Many big media organizations have started fashion blogs and the best fashion bloggers are now also being offered mainstream media positions.

Fashion blogging is also now regarded as worthy of mainstream media coverage. The reference list below shows the media publications that have written about fashion blogs. These publications include The Wall Street Journal, The New York Times, Fast Company and The Sydney Morning Herald.

===Commercialization of fashion blogging===
Fashion blogging is rapidly becoming a highly profitable new media business, with a mixture of independent blogs and well-funded fashion blog networks competing to dominate the space.

Other commercially successful independent fashion blogs include Budget Fashionista, which reportedly brings in $600,000 a year in revenue and The Bag Snob, which "generates a six-figure income, mainly from advertising". By 2008 SheFinds.com was generating $400,000 in revenue per year. Personal style blogger Aimee Song from SongofStyle.com has told WWD that she gets paid anywhere from a couple thousand to $50,000 for hosting an event or Instagramming a brand.

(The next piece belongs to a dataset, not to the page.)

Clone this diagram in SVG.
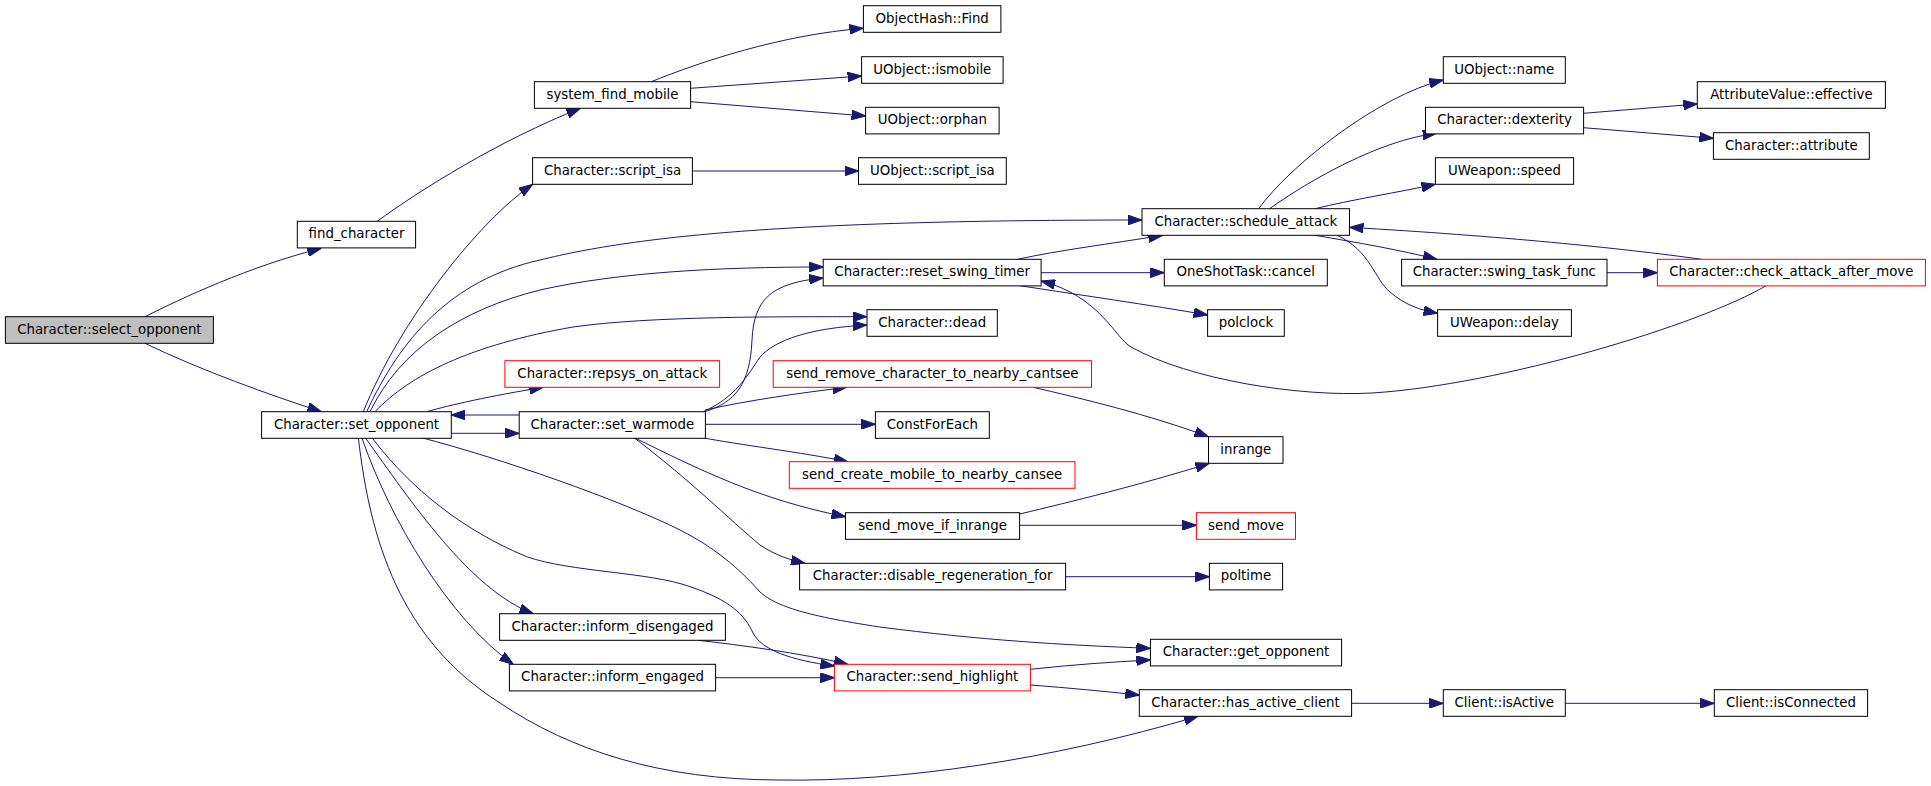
<svg xmlns="http://www.w3.org/2000/svg" width="1931" height="786" viewBox="0 0 1931 786">
<defs>
<style>
.n rect{fill:#ffffff;stroke:#000000;stroke-width:1}
.n.r rect{stroke:#ff0000}
.n.g rect{fill:#bfbfbf}
.n text{font-family:"DejaVu Sans","Liberation Sans",sans-serif;font-size:13.33px;fill:#000000;text-anchor:middle}
.e path{fill:none;stroke:#191970;stroke-width:1;marker-end:url(#ah)}
</style>
<marker id="ah" markerUnits="userSpaceOnUse" markerWidth="14" markerHeight="10" viewBox="0 0 13 9" refX="13" refY="4.5" orient="auto">
<path d="M0,0 L13,4.5 L0,9 z" fill="#191970" stroke="#191970" stroke-width="1"/>
</marker>
</defs>
<rect x="0" y="0" width="1931" height="786" fill="#ffffff"/>
<g id="edges" class="e">
<path d="M145,316.7 C180,299 250,266 321.4,248.3"/>
<path d="M145,343.3 C200,370 270,395 321.4,411.7"/>
<path d="M377.2,221.3 C420,190 500,140 580.4,108.3"/>
<path d="M651.3,81.7 C700,62 780,35 863.4,28.3"/>
<path d="M690.6,88.3 L861.6,76"/>
<path d="M690.6,101.7 L865.6,116"/>
<path d="M692.4,171 L858.5,171"/>
<path d="M363.3,411.7 C400,320 480,220 532.6,184.3"/>
<path d="M366.7,411.7 C400,340 450,280 540,260 C640,235 800,220 1142,220"/>
<path d="M370,411.7 C400,350 460,310 540,290 C620,272 720,267 823.2,267"/>
<path d="M375,411.7 C410,375 470,345 573,327 C650,316 780,316.7 867,316.7"/>
<path d="M426.7,411.7 C450,405 490,396 543.3,387.3"/>
<path d="M451.3,433.3 L519.2,433.3"/>
<path d="M519.2,415 L451.3,415"/>
<path d="M420,437.3 C500,458 620,500 680,530 C720,550 745,575 760,592 C775,605 800,615 880,627 C980,640 1060,645 1150.4,648.3"/>
<path d="M365,437.3 C410,500 470,590 533.3,613.7"/>
<path d="M361.7,437.3 C390,520 450,620 513.3,664.3"/>
<path d="M371.7,437.3 C400,475 450,525 526.7,556.7 C570,572 650,572 690,586.7 C730,600 745,615 753,633 C762,650 790,660 834.4,666"/>
<path d="M358.3,437.3 C370,540 400,640 500,703 C570,750 660,780 780,780 C900,782 1050,760 1198,716.3"/>
<path d="M705,411.7 C735,402 750,385 752,340 C754,300 770,283 823.2,278"/>
<path d="M703,411.7 C735,398 748,375 760,357 C775,340 810,328 867,325"/>
<path d="M705,410 C750,400 800,393 846.7,387.3"/>
<path d="M705.4,424.3 L875.4,424.3"/>
<path d="M700.4,437.3 C740,445 800,452 847.8,461.7"/>
<path d="M633.5,437.3 C700,470 760,500 845.5,516.7"/>
<path d="M633.5,437.3 C690,480 730,520 760,545 C775,555 790,560 805,563.3"/>
<path d="M1017.4,259.3 C1060,250 1110,244 1162.5,235.3"/>
<path d="M1041.1,272.7 L1164.3,272.7"/>
<path d="M1017.4,285.3 C1080,295 1150,305 1207.6,315"/>
<path d="M1258.7,208.7 C1290,165 1380,95 1443.3,80"/>
<path d="M1269.5,208.7 C1310,180 1380,140 1436.8,133.3"/>
<path d="M1315,208.7 C1350,200 1400,192 1435.4,184.3"/>
<path d="M1315,235.3 C1360,243 1400,250 1436.8,259.3"/>
<path d="M1337,235.3 C1370,250 1375,280 1390,292 C1405,305 1420,310 1437.6,313.3"/>
<path d="M1583.6,113.3 L1697.3,104"/>
<path d="M1583.6,127.7 L1713.4,138.3"/>
<path d="M1607,272.7 L1657.4,272.7"/>
<path d="M1701.7,259.3 C1620,248 1500,236 1349.5,227.3"/>
<path d="M1766.8,285.3 C1700,325 1500,385 1372,393 C1300,397 1190,380 1131,347 C1115,338 1100,296 1041.1,281"/>
<path d="M1033,387.3 C1080,398 1150,415 1208.5,436.7"/>
<path d="M1019.6,514 C1070,502 1140,485 1209.4,463.3"/>
<path d="M1019.6,525.3 L1196.4,525.3"/>
<path d="M1065.6,576.7 L1209.4,576.7"/>
<path d="M698,640.3 C740,645 800,653 847.8,664.3"/>
<path d="M715.6,677.7 L834.4,677.7"/>
<path d="M1030.4,669.3 C1070,665 1110,662 1150.4,660"/>
<path d="M1030.4,685 C1070,688 1100,691 1139.3,695"/>
<path d="M1351.6,703.3 L1443.3,703.3"/>
<path d="M1565.3,703.3 L1714.3,703.3"/>
</g>
<g id="n_select_opponent" class="n g"><rect x="5.4" y="316.7" width="208" height="26.6"/><text x="109.4" y="333.5">Character::select_opponent</text></g>
<g id="n_find_character" class="n"><rect x="297.3" y="221.3" width="118.3" height="26.6"/><text x="356.5" y="238.1">find_character</text></g>
<g id="n_system_find_mobile" class="n"><rect x="534.4" y="81.7" width="156.2" height="26.6"/><text x="612.5" y="98.5">system_find_mobile</text></g>
<g id="n_char_script_isa" class="n"><rect x="532.6" y="157.7" width="159.8" height="26.6"/><text x="612.5" y="174.5">Character::script_isa</text></g>
<g id="n_set_opponent" class="n"><rect x="261.6" y="411.7" width="189.7" height="26.6"/><text x="356.5" y="428.5">Character::set_opponent</text></g>
<g id="n_repsys" class="n r"><rect x="504.9" y="360.7" width="214.7" height="26.6"/><text x="612.3" y="377.5">Character::repsys_on_attack</text></g>
<g id="n_set_warmode" class="n"><rect x="519.2" y="411.7" width="186.2" height="26.6"/><text x="612.3" y="428.5">Character::set_warmode</text></g>
<g id="n_inform_disengaged" class="n"><rect x="499.6" y="613.7" width="225.8" height="26.6"/><text x="612.5" y="630.5">Character::inform_disengaged</text></g>
<g id="n_inform_engaged" class="n"><rect x="509.4" y="664.3" width="206.2" height="26.6"/><text x="612.5" y="681.1">Character::inform_engaged</text></g>
<g id="n_objecthash_find" class="n"><rect x="863.4" y="5.7" width="137.5" height="26.6"/><text x="932.2" y="22.5">ObjectHash::Find</text></g>
<g id="n_ismobile" class="n"><rect x="861.6" y="56.7" width="141.5" height="26.6"/><text x="932.3" y="73.5">UObject::ismobile</text></g>
<g id="n_orphan" class="n"><rect x="865.6" y="107.3" width="133.5" height="26.6"/><text x="932.3" y="124.1">UObject::orphan</text></g>
<g id="n_uobject_script_isa" class="n"><rect x="858.5" y="157.7" width="147.8" height="26.6"/><text x="932.4" y="174.5">UObject::script_isa</text></g>
<g id="n_reset_swing_timer" class="n"><rect x="823.2" y="259.3" width="217.9" height="26.6"/><text x="932.2" y="276.1">Character::reset_swing_timer</text></g>
<g id="n_dead" class="n"><rect x="867" y="309.7" width="130.3" height="26.6"/><text x="932.2" y="326.5">Character::dead</text></g>
<g id="n_send_remove" class="n r"><rect x="773.2" y="360.7" width="318.3" height="26.6"/><text x="932.4" y="377.5">send_remove_character_to_nearby_cantsee</text></g>
<g id="n_constforeach" class="n"><rect x="875.4" y="411.7" width="113.9" height="26.6"/><text x="932.4" y="428.5">ConstForEach</text></g>
<g id="n_send_create" class="n r"><rect x="789.3" y="461.7" width="285.7" height="26.6"/><text x="932.2" y="478.5">send_create_mobile_to_nearby_cansee</text></g>
<g id="n_send_move_if_inrange" class="n"><rect x="845.5" y="512.7" width="174.1" height="26.6"/><text x="932.6" y="529.5">send_move_if_inrange</text></g>
<g id="n_disable_regen" class="n"><rect x="799.6" y="563.3" width="266" height="26.6"/><text x="932.6" y="580.1">Character::disable_regeneration_for</text></g>
<g id="n_send_highlight" class="n r"><rect x="834.4" y="664.3" width="196" height="26.6"/><text x="932.4" y="681.1">Character::send_highlight</text></g>
<g id="n_schedule_attack" class="n"><rect x="1142" y="208.7" width="207.5" height="26.6"/><text x="1245.8" y="225.5">Character::schedule_attack</text></g>
<g id="n_cancel" class="n"><rect x="1164.3" y="259.3" width="163" height="26.6"/><text x="1245.8" y="276.1">OneShotTask::cancel</text></g>
<g id="n_polclock" class="n"><rect x="1207.6" y="309.7" width="76.7" height="26.6"/><text x="1246" y="326.5">polclock</text></g>
<g id="n_inrange" class="n"><rect x="1208.5" y="436.7" width="74.5" height="26.6"/><text x="1245.8" y="453.5">inrange</text></g>
<g id="n_send_move" class="n r"><rect x="1196.4" y="512.7" width="99.1" height="26.6"/><text x="1246" y="529.5">send_move</text></g>
<g id="n_poltime" class="n"><rect x="1209.4" y="563.3" width="73.2" height="26.6"/><text x="1246" y="580.1">poltime</text></g>
<g id="n_get_opponent" class="n"><rect x="1150.4" y="639.3" width="191.2" height="26.6"/><text x="1246" y="656.1">Character::get_opponent</text></g>
<g id="n_has_active_client" class="n"><rect x="1139.3" y="689.7" width="212.3" height="26.6"/><text x="1245.5" y="706.5">Character::has_active_client</text></g>
<g id="n_uobject_name" class="n"><rect x="1443.3" y="56.7" width="122" height="26.6"/><text x="1504.3" y="73.5">UObject::name</text></g>
<g id="n_dexterity" class="n"><rect x="1425.5" y="107.3" width="158.1" height="26.6"/><text x="1504.5" y="124.1">Character::dexterity</text></g>
<g id="n_speed" class="n"><rect x="1435.4" y="157.7" width="138.2" height="26.6"/><text x="1504.5" y="174.5">UWeapon::speed</text></g>
<g id="n_swing_task_func" class="n"><rect x="1401.6" y="259.3" width="205.4" height="26.6"/><text x="1504.3" y="276.1">Character::swing_task_func</text></g>
<g id="n_delay" class="n"><rect x="1437.6" y="309.7" width="133.8" height="26.6"/><text x="1504.5" y="326.5">UWeapon::delay</text></g>
<g id="n_isactive" class="n"><rect x="1443.3" y="689.7" width="122" height="26.6"/><text x="1504.3" y="706.5">Client::isActive</text></g>
<g id="n_effective" class="n"><rect x="1697.3" y="81.7" width="188.1" height="26.6"/><text x="1791.4" y="98.5">AttributeValue::effective</text></g>
<g id="n_attribute" class="n"><rect x="1713.4" y="132.7" width="155.9" height="26.6"/><text x="1791.4" y="149.5">Character::attribute</text></g>
<g id="n_check_attack" class="n r"><rect x="1657.4" y="259.3" width="268" height="26.6"/><text x="1791.4" y="276.1">Character::check_attack_after_move</text></g>
<g id="n_isconnected" class="n"><rect x="1714.3" y="689.7" width="153.3" height="26.6"/><text x="1791" y="706.5">Client::isConnected</text></g>
</svg>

There have also been a series of business deals that have brought serious investor money into the fashion blogging space. These include:
- October 2006: Sugar Publishing Inc. raised Series A funding from legendary venture capital firm Sequoia to a rumored value of $5 million. Sugar's small blog network includes FabSugar, a fashion blog.
- November 2006: Glam.com raised $18.5 million in Series C venture capital from a consortium led by Duff Ackerman & Goodrich Ventures, with other investors including "Draper Fisher Jurvetson, which helped launch eBay, Accel Partners, an investor in Facebook, as well as WaldenVC and Information Capital".
- October 2007: Sugar Publishing purchased early fashion blog network Coutorture Media for an undisclosed sum.